While many names can be attributed to shapingof the genre, only one person can lay claim to the creation of that classic rock 'n' roll sound: Sister Rosetta Tharpe, a self-taught guitarist who successfully crossed over from gospel music to rock 'n' roll. "If you look back at the most influential musicians of the 20th century, she's probably in the top 10," Bob Merz, a Pennsylvania-based writer and publisher who once organized a benefit concert to pay for a memorial for Tharpe, told NPR.
Brittany Howard of Alabama Shakes, the rock band that won multiple awards at the 58th Grammys, paid tribute to her predecessor with an outfit that reminded many of the late Tharpe.
Got a Sister Rosetta Tharpe vibe from @Alabama_Shakes #GRAMMYs performance. pic.twitter.com/fXoEecMURphttps://pbs.twimg.com/media/CbTs2EyW4AAg_MR.jpg:large
"She had a major impact on artists like Elvis Presley," Gayle Wald — professor of English at George Washington University and author of Shout, Sister, Shout!: The Untold Story of Rock-and-Roll Trailblazer Sister Rosetta Tharpe — told a film crew, according to Fusion. "When you see Elvis Presley singing songs early in his career, I think you [should] imagine, he is channeling Rosetta Tharpe.
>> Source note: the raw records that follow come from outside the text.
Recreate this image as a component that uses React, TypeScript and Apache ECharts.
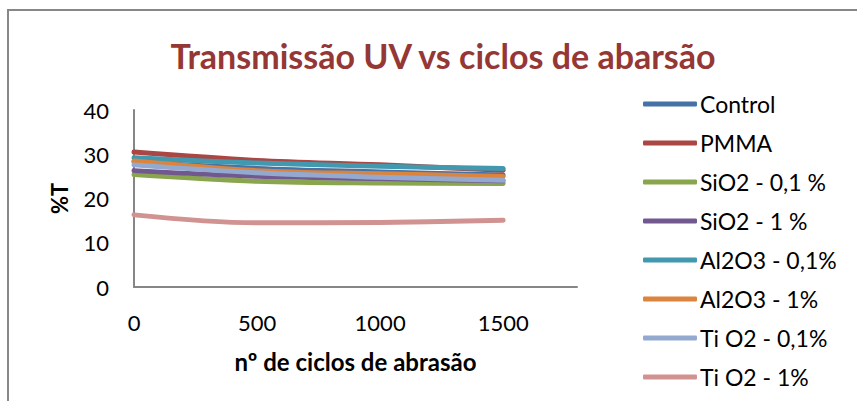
import React, { useEffect, useRef } from "react";
import * as echarts from "echarts";

const cycles = [0, 500, 1000, 1500];
const seriesNames = [
  "Control",
  "PMMA",
  "SiO2 - 0,1 %",
  "SiO2 - 1 %",
  "Al2O3 - 0,1%",
  "Al2O3 - 1%",
  "Ti O2 - 0,1%",
  "Ti O2 - 1%",
];
const control = [28.3, 26.8, 26.0, 25.3];
const pmma = [30.5, 28.6, 27.6, 26.4];
const sio2_01 = [25.4, 23.9, 23.5, 23.4];
const sio2_1 = [26.3, 25.0, 24.5, 24.0];
const al2o3_01 = [29.2, 28.0, 27.3, 26.8];
const al2o3_1 = [28.5, 26.3, 25.6, 25.0];
const tio2_01 = [27.6, 25.8, 24.8, 24.1];
const tio2_1 = [16.3, 14.5, 14.6, 15.1];
const allValues = [control, pmma, sio2_01, sio2_1, al2o3_01, al2o3_1, tio2_01, tio2_1];
const colors = ["#4572A7", "#AA4643", "#89A54E", "#71588F", "#4198AF", "#DB843D", "#93A9CF", "#D19392"];
const yTicks = [0, 10, 20, 30, 40];
const xTicks = [0, 500, 1000, 1500];

export default function App() {
  const ref = useRef<HTMLDivElement>(null);
  useEffect(() => {
    if (!ref.current) return;
    const chart = echarts.init(ref.current, undefined, { renderer: "svg" });
    const font = "Lato, 'Open Sans', sans-serif";
    chart.setOption({
      animation: false,
      textStyle: { fontFamily: font },
      graphic: [
        {
          type: "rect",
          shape: { x: 8, y: 10, width: 900, height: 450 },
          style: { fill: "none", stroke: "#878787", lineWidth: 2 },
          silent: true,
        },
      ],
      title: {
        text: "Transmissão UV vs ciclos de abarsão",
        left: 438,
        textAlign: "center",
        top: 33,
        textStyle: { fontFamily: font, fontSize: 34, fontWeight: "bold", color: "#953735" },
      },
      legend: {
        orient: "vertical",
        left: 638,
        top: 87,
        itemWidth: 54,
        itemHeight: 5,
        itemGap: 15,
        icon: "roundRect",
        data: seriesNames,
        textStyle: { fontFamily: font, fontSize: 23, color: "#000", lineHeight: 24, padding: [0, 0, 0, -2] },
      },
      grid: { left: 134, top: 110, width: 443, height: 177, containLabel: false },
      xAxis: {
        type: "value",
        min: xTicks[0],
        max: 1800,
        interval: 500,
        name: "nº de ciclos de abrasão",
        nameLocation: "middle",
        nameGap: 62,
        nameTextStyle: { fontFamily: font, fontSize: 24, fontWeight: "bold", color: "#000" },
        axisLine: { show: true, lineStyle: { color: "#868686", width: 2 } },
        axisTick: { show: false },
        splitLine: { show: false },
        axisLabel: {
          showMaxLabel: false,
          margin: 24,
          fontSize: 22,
          color: "#000",
          fontFamily: font,
          formatter: (v: number) => (xTicks.includes(v) ? String(v) : ""),
        },
      },
      yAxis: {
        type: "value",
        min: yTicks[0],
        max: yTicks[yTicks.length - 1],
        interval: 10,
        name: "%T",
        nameLocation: "middle",
        nameGap: 64,
        nameRotate: 90,
        nameTextStyle: { fontFamily: font, fontSize: 22, fontWeight: "bold", color: "#000" },
        axisLine: { show: true, lineStyle: { color: "#868686", width: 2 } },
        axisTick: { show: false },
        splitLine: { show: false },
        axisLabel: { margin: 25, fontSize: 22, color: "#000", fontFamily: font },
      },
      series: seriesNames.map((name, i) => ({
        name,
        type: "line",
        smooth: 0.35,
        showSymbol: false,
        symbol: "none",
        color: colors[i],
        lineStyle: { width: 5, color: colors[i], cap: "round", join: "round" },
        data: cycles.map((c, j) => [c, allValues[i][j]]),
      })),
    });
    return () => chart.dispose();
  }, []);
  return (
    <div
      ref={ref}
      style={{ position: "absolute", left: 0, top: 0, width: 857, height: 401, background: "#fff" }}
    />
  );
}
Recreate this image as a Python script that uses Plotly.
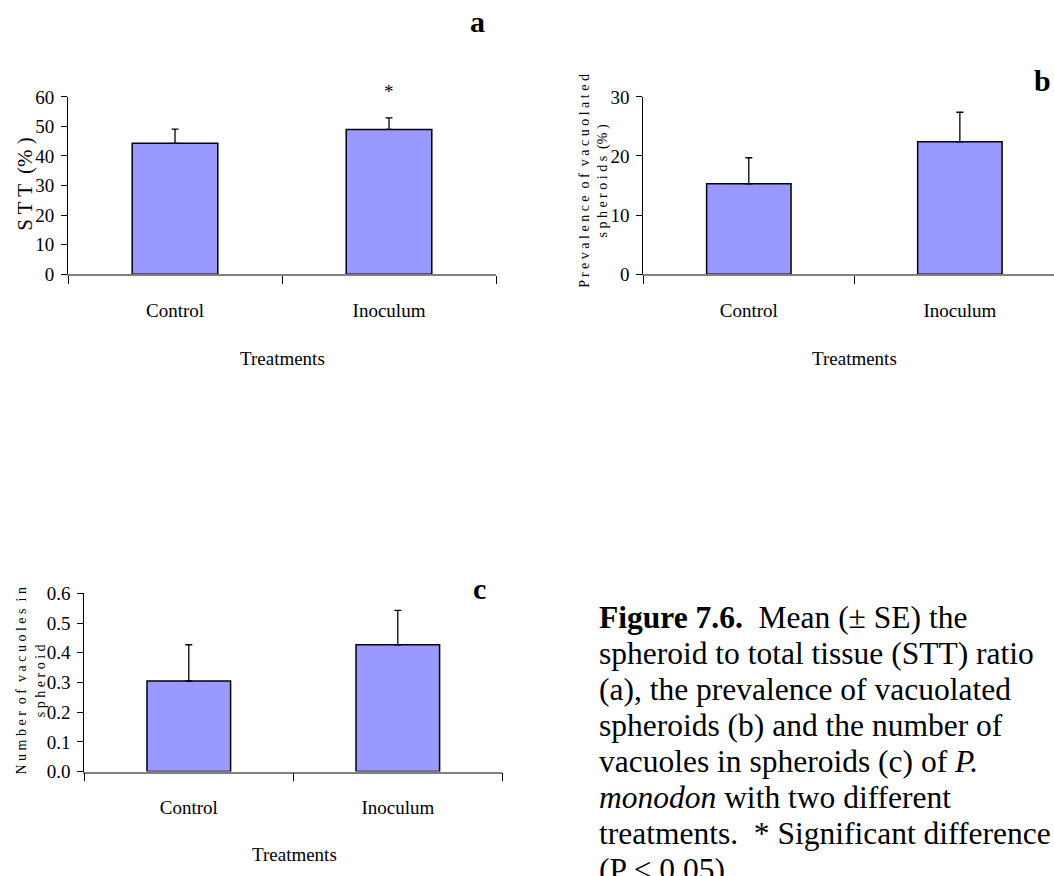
import plotly.graph_objects as go

# Treatment groups shared by all three panels
treatments = ["Control", "Inoculum"]

# (a) spheroid to total tissue ratio, %
stt_mean = [44.3, 49.0]
stt_se = [4.8, 3.9]

# (b) prevalence of vacuolated spheroids, %
prev_mean = [15.3, 22.4]
prev_se = [4.4, 5.0]

# (c) number of vacuoles in spheroid
vac_mean = [0.305, 0.427]
vac_se = [0.122, 0.116]

W, H = 1054, 876
FONT = "Liberation Serif, Times New Roman, serif"
BAR_FILL = "#9999FF"


def px_x(x):
    return x / W


def px_y(y):
    return 1 - y / H


fig = go.Figure()


def add_bars(means, errs, xa, ya):
    fig.add_trace(go.Bar(
        x=treatments, y=means, xaxis=xa, yaxis=ya,
        marker=dict(color=BAR_FILL, line=dict(color="black", width=1.5)),
        error_y=dict(type="data", symmetric=False, array=errs,
                     arrayminus=[0] * len(errs), color="black",
                     thickness=1.3, width=3.5),
        showlegend=False, hoverinfo="skip",
    ))


add_bars(stt_mean, stt_se, "x", "y")
add_bars(prev_mean, prev_se, "x2", "y2")
add_bars(vac_mean, vac_se, "x3", "y3")


def xaxis_style(domain, rng):
    return dict(
        domain=domain, range=rng, type="category",
        showline=True, linecolor="#808080", linewidth=1.5,
        ticks="outside", tickson="boundaries", ticklen=8,
        tickcolor="black", tickwidth=1,
        tickfont=dict(family=FONT, size=19, color="black"),
        ticklabelstandoff=18,
        showgrid=False, zeroline=False, fixedrange=True,
    )


def yaxis_style(domain, rng, dtick, fmt, anchor):
    return dict(
        domain=domain, range=rng, dtick=dtick, tick0=0, tickformat=fmt,
        anchor=anchor,
        showline=True, linecolor="black", linewidth=1,
        ticks="outside", ticklen=6, tickcolor="black", tickwidth=1,
        tickfont=dict(family=FONT, size=19, color="black"),
        ticklabelstandoff=3,
        showgrid=False, zeroline=False, fixedrange=True,
    )


ya_dom = [px_y(270.7), px_y(89)]
yc_dom = [px_y(780.3), px_y(597.7)]

fig.update_layout(
    width=W, height=H,
    margin=dict(l=0, r=0, t=0, b=0),
    paper_bgcolor="white", plot_bgcolor="rgba(0,0,0,0)",
    bargap=0.6,
    font=dict(family=FONT, color="black"),
    xaxis=dict(xaxis_style([px_x(68), px_x(496)], [-0.5, 1.5]), anchor="y"),
    yaxis=yaxis_style(ya_dom, [0, 60], 10, "d", "x"),
    xaxis2=dict(xaxis_style([px_x(643.3), 1.0], [-0.5, 1.446]), anchor="y2"),
    yaxis2=yaxis_style(ya_dom, [0, 30], 10, "d", "x2"),
    xaxis3=dict(xaxis_style([px_x(84.3), px_x(502.3)], [-0.5, 1.5]), anchor="y3"),
    yaxis3=yaxis_style(yc_dom, [0, 0.6], 0.1, ".1f", "x3"),
)

annotations = []


def text_at(x, y, text, size, angle=0, bold=False, xanchor="center",
            yanchor="middle", align="center"):
    annotations.append(dict(
        x=px_x(x), y=px_y(y), xref="paper", yref="paper",
        text=f"<b>{text}</b>" if bold else text,
        showarrow=False, textangle=angle,
        xanchor=xanchor, yanchor=yanchor, align=align,
        font=dict(family=FONT, size=size, color="black"),
    ))


# Panel letters
text_at(477, 12, "a", 30, bold=True)
text_at(1042, 72, "b", 30, bold=True)
text_at(479, 593, "c", 30, bold=True)

# Significance marker above the inoculum bar in (a)
annotations.append(dict(
    x="Inoculum", y=stt_mean[1] + stt_se[1], xref="x", yref="y",
    text="*", showarrow=False, yanchor="bottom", yshift=14,
    font=dict(family=FONT, size=19, color="black"),
))

# X axis titles
text_at(282, 357, "Treatments", 19)
text_at(854, 357, "Treatments", 19)
text_at(294, 865, "Treatments", 19)

# Y axis titles
text_at(25, 178, "S T T  (% )", 21, angle=-90)
text_at(594, 175, "P r e v a l e n c e  o f  v a c u o l a t e d<br>"
        "s p h e r o i d s  (% )", 14, angle=-90)
text_at(31, 688, "N u m b e r  o f  v a c u o l e s  i n<br>"
        "s p h e r o i d", 14, angle=-90)

# Figure caption, one annotation per line
caption = [
    "<b>Figure 7.6.</b>  Mean (± SE) the",
    "spheroid to total tissue (STT) ratio",
    "(a), the prevalence of vacuolated",
    "spheroids (b) and the number of",
    "vacuoles in spheroids (c) of <i>P.</i>",
    "<i>monodon</i> with two different",
    "treatments.  * Significant difference",
    "(P &lt; 0.05).",
]
for i, line in enumerate(caption):
    text_at(597, 622 + 36.9 * i, line, 31.5, xanchor="left", align="left")

fig.update_layout(annotations=annotations)

fig.write_html("out.html")
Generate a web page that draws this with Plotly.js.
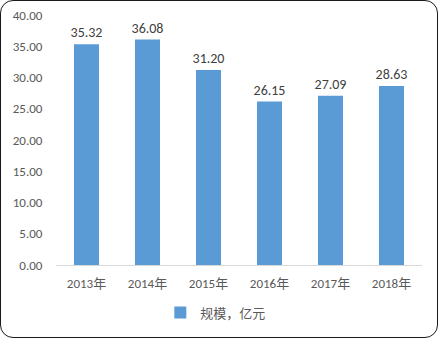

It's not an image that I think we're used to thinking of in rock and roll history. We don't think about the black woman behind the young white man."
Another originator of rock 'n' roll, Rock and Roll Hall of Fame inductee Lloyd Price, has said that Elvis is not responsible for the creation of the genre. "I knew Elvis," he told the New York Sun in 2004."This is media history, not real history. Rolling Stone started in 1967. So how can they say who started rock and roll in 1954? The fact is that Fats Domino sold more records than Elvis between 1953 and 1956. I loved Elvis, but it's a lie to say he invented anything."
But that doesn't mean Elvis meant to steal the spotlight from black rock musicians. "Presley by all accounts was quick to acknowledge his debt to African-American performers," Noah Berlatsky wrote for the Atlantic. "And scholars have even argued that, by playing multi-racial music for multi-racial audiences, he helped to point the path away from segregation."
Early black rock 'n' roll artists were influenced by other forms of music, such as country music, which led to many different subsets and spinoffs of the genre. While there is no exact birth date for the creation of rock 'n' roll, it is impossible to ignore the influence of black Americans during the genre's infancy.